Oggi sono cresciuto e non posso non difendere la Memoria e le vittime dell’Olocausto. Da mia nonna ho appreso che nella nostra famiglia, sia nel ramo italiano che in quello moldavo, abbiamo avuto parenti che sono stati deportati a Mauthausen e in altri lager nazifascisti e non sono più tornati». Arthur invita tutti «a informarsi, a studiare la “Storia” e ad avere il coraggio di testimoniare e denunciare». Come ha fatto Davide Rossi, quinta liceo, direttore del giornalino che, ai tempi di Tobagi era la spregiudicatissima testata della Zanzara, oggi invece è lo Zabaione.

Arthur, con argomentazioni da ragazzo più maturo della sua età chiede a una «certa destra di smetterla di parlare alla “pancia cattiva” del popolo, disinformandolo e alimentando discriminazione e violenza». Dai politici finora ha ottenuto la solidarietà dell’onorevole Marco Osnato (Fratelli d’Italia) e dell’onorevole Emanuele Fiano (Pd), figlio di Nedo Fiano, ebreo deportato ad Auschwitz, «che ringrazio – dice Arthur – per avermi invitato a parlare prossimamente alla Camera dei Deputati ». Appuntamento a primavera, magari prima dell’udienza del 6 aprile al Tribunale di Milano dove i suoi detrattori dovranno rispondere di minacce aggravate dall’odio razziale.

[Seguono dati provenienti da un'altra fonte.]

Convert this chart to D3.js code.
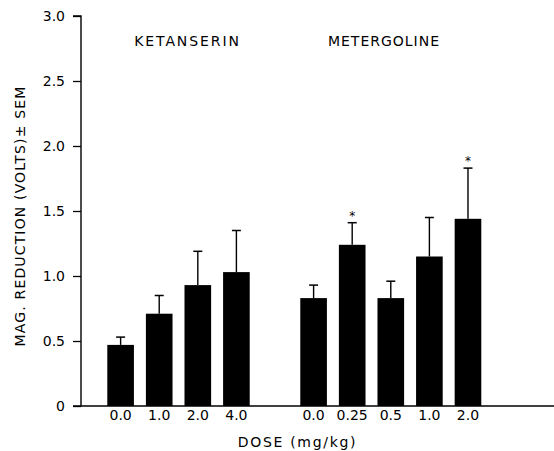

«Non provo odio verso quei tre ragazzi, ma dai giudici mi aspetto giustizia. Alle istituzioni invece chiedo di far cessare questa ondata individualista che genera divisione e quella che Primo Levi definiva “disumanizzazione”. In altri licei milanesi si avverte forte la minaccia neofascista. E l’adesione di molti ragazzi a certi gruppi politici credo dipenda dall’ignoranza e dal fascino che esercita su di loro l’organizzazione e il senso di onnipotenza che questi gli trasmettono. È una deriva culturale – conclude Arthur – che si può e si deve contrastare, con l’educazione scolastica e familiare e con la giusta informazione. Strumenti che presuppongono l’impegno di ciascuno di noi e la messa al bando dell’indifferenza». Quest’ultima, parola chiave di Liliana Segre che non si stanca di ripetere: «L’indifferenza è più colpevole della violenza stessa. È l’apatia morale di chi si volta dall’altra parte: succede anche oggi verso il razzismo e altri orrori del mondo». E Arthur, tutto questo a 17 anni purtroppo lo sa già.